So what happened to Hillary Clinton in 2016? For Susan Bordo, in The Destruction of Hillary Clinton, many factors created a caricature of an untrustworthy Hillary: James Comey more than once, Russian hacks and email leaks, fake news, right-wing hate-Hillary books, sexism, and the way Bernie Sanders ran against her. I found Bordo’s discussion of Democrats’ generational divide particularly noteworthy.
Bordo devotes three and a half early pages to Clinton’s appeal to women her age, and Bordo’s age, and mine — we old women who still evoke wicked stepmothers, witches, shrill voices, and physical ugliness (18-22). In 2016, Democratic women divided by generation, with older women pro-Hillary and younger women lukewarm to antagonistic. Hillary Clinton reminded them of their mothers.
What is it with American feminists’ hatred of their mothers? This is not a new thing.
Back in the full flourish of second-wave feminism, Nancy Friday published a book that became a feminist classic, My Mother / My Self: The Daughter’s Search for Identity (1977). A key word in that book, written from the daughter’s point of view, is anger. Not having been angry at my mother, I never felt drawn to that side of feminist literature, and when I encountered it directly in a women’s studies seminar at Stanford in the late 1980s, its intensity astonished me. Growing up black in America, I had considered my parents a sort of haven in a heartless world. They protected me from my society, shielding me, I knew well, from an outside world that did not value me. My mother was on my side against America.
The 1970s and 1980s are a generation ago now, but evidently American feminists haven’t stopped loathing their mothers and, for some, loathing Hillary Clinton in their mothers’ stead. Bordo mentions Amy Wilentz (born 1959), Katie Roiphe (born 1968), and Ariel Levy (born 1968), who have hard words for Hillary Clinton (88-89).
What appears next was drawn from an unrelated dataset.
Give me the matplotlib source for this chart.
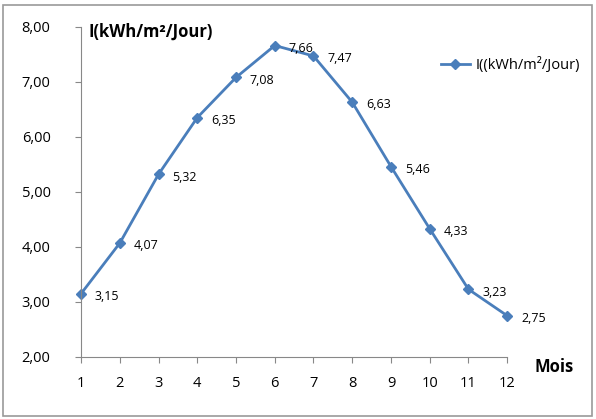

For the purposes of my discussion, I will add two forty-year-old, Washington-based journalists whose recently published portrait of Clinton vaulted to the New York Times best-seller list upon publication, whether they consider themselves feminists or not.
Jonathan Allen and Amie Parnes’s Shattered: Inside Hillary Clinton’s Doomed Campaign minces no words. The “core problem” of the Clinton campaign was “the candidate herself,” according to the book’s flap copy. In nearly four hundred detailed pages, they portray Clinton’s campaign as a mess: Clinton lacked a vision; she had conflicts of interest; she didn’t know why people don’t like her; she was stern and self-righteous. Whereas Bordo begins with social context and the stereotypes that trip up powerful women, Allen and Parnes allude to misogyny only toward the very end of their book.
Here are two books published after the election, Bordo’s situating Clinton socially, Allen and Parnes’s blaming her for her loss. Which view is reaching more readers? Melville House, “an independent publisher” in Brooklyn founded in 2001 by a sculptor, fiction writer, and journalist, published Bordo. Crown, a subsidiary of Penguin Random House, published Allen and Parnes. Their book was prominently reviewed by the New York Times; a subsequent piece said Shattered is likely to inspire a television series; an op-ed column called it “compulsively readable.” My Proquest search returned sixteen hits for Destruction of Hillary Clinton (four of them about Katy Perry reading the book in a bikini on a Mexican beach) and 134 for Shattered (most under “best-sellers” and including excerpts and the authors’ comments on current politics).
Allen and Parnes will reach many more readers than Bordo. If the social context of the 2016 election is not to disappear, feminists of all ages are going to have to circulate Bordo’s book by themselves. American culture’s preference for individual explanation and the economics of publishing work against feminist understanding.